The school I teach at has not met NCLB requirements in something like 6 years. We often come really close, though: nearly all our white boys and white girls pass, nearly all our non-free-lunch boys and girls pass, our fifth grade black boys and black girls pass, our fourth grade black boys and black girls pass, our third grade black boys and black girls pass reading, but our third grade black boys and black girls don’t pass math (for example). Next year that cohort, now in fourth grade*, doesn’t pass math again. If we have 17 requirements for passing NCLB, and we pass 16 of the requirements, we’ve failed as a school.
And I think that’s a good thing. It forces the school to pay attention to everyone.
But it’s also a bad thing. If there’s a group that doesn’t pass, that group can get so much attention that it can deny resources to other kids. Nontested subjects like social studies can get short shrift for everyone, because there’s a population that needs extra instruction in reading and math. Projects don’t happen, because there’s research showing that project-based learning is exceptionally good for kids who are already doing well, but is dicey for kids who are struggling. And so on.
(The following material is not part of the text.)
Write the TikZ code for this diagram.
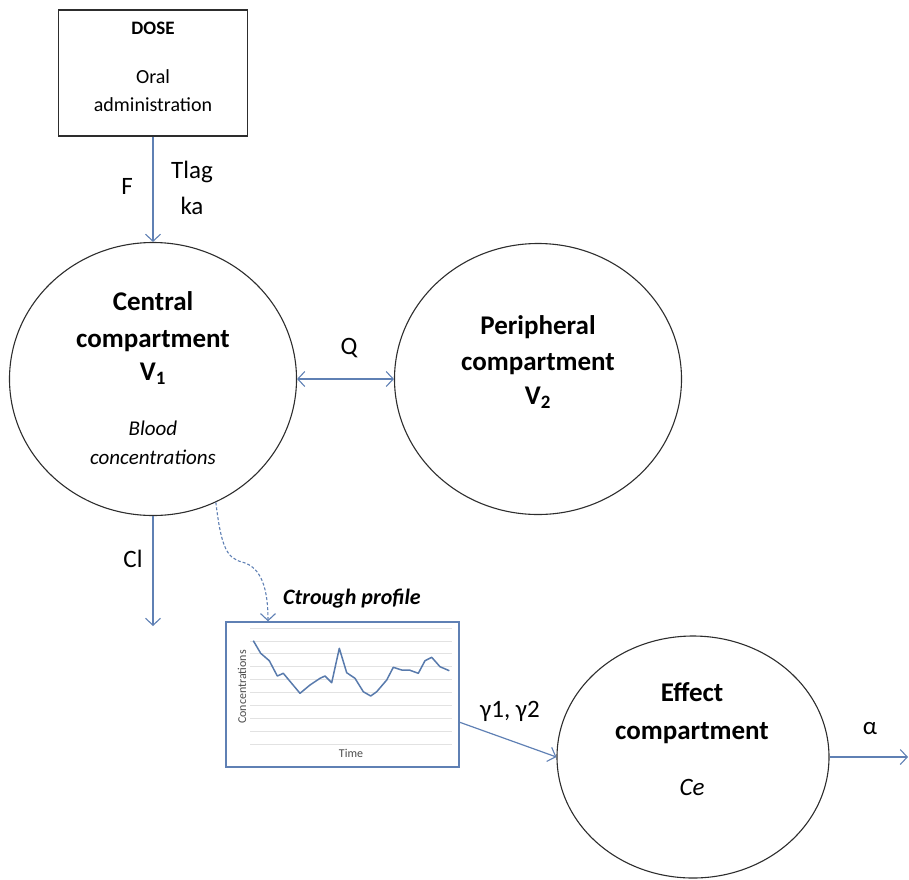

Even if you’re not explicitly teaching to the test, the high stakes environment can warp pedagogy in a way deleterious to many students.
- Yes, I know social promotion is a problem, but that’s for another thread.
Being nitpicky here or whatever you call it when correcting something when you’re not really sure you’re right – I think (and I can ask my sister of necessary) that in Louisiana studentx can stay in high school until the end of the academic year in which they turn 21.
you’re going to have to give a cite for that. That is beyond the skills of a kindergartner. 3rd grade maybe.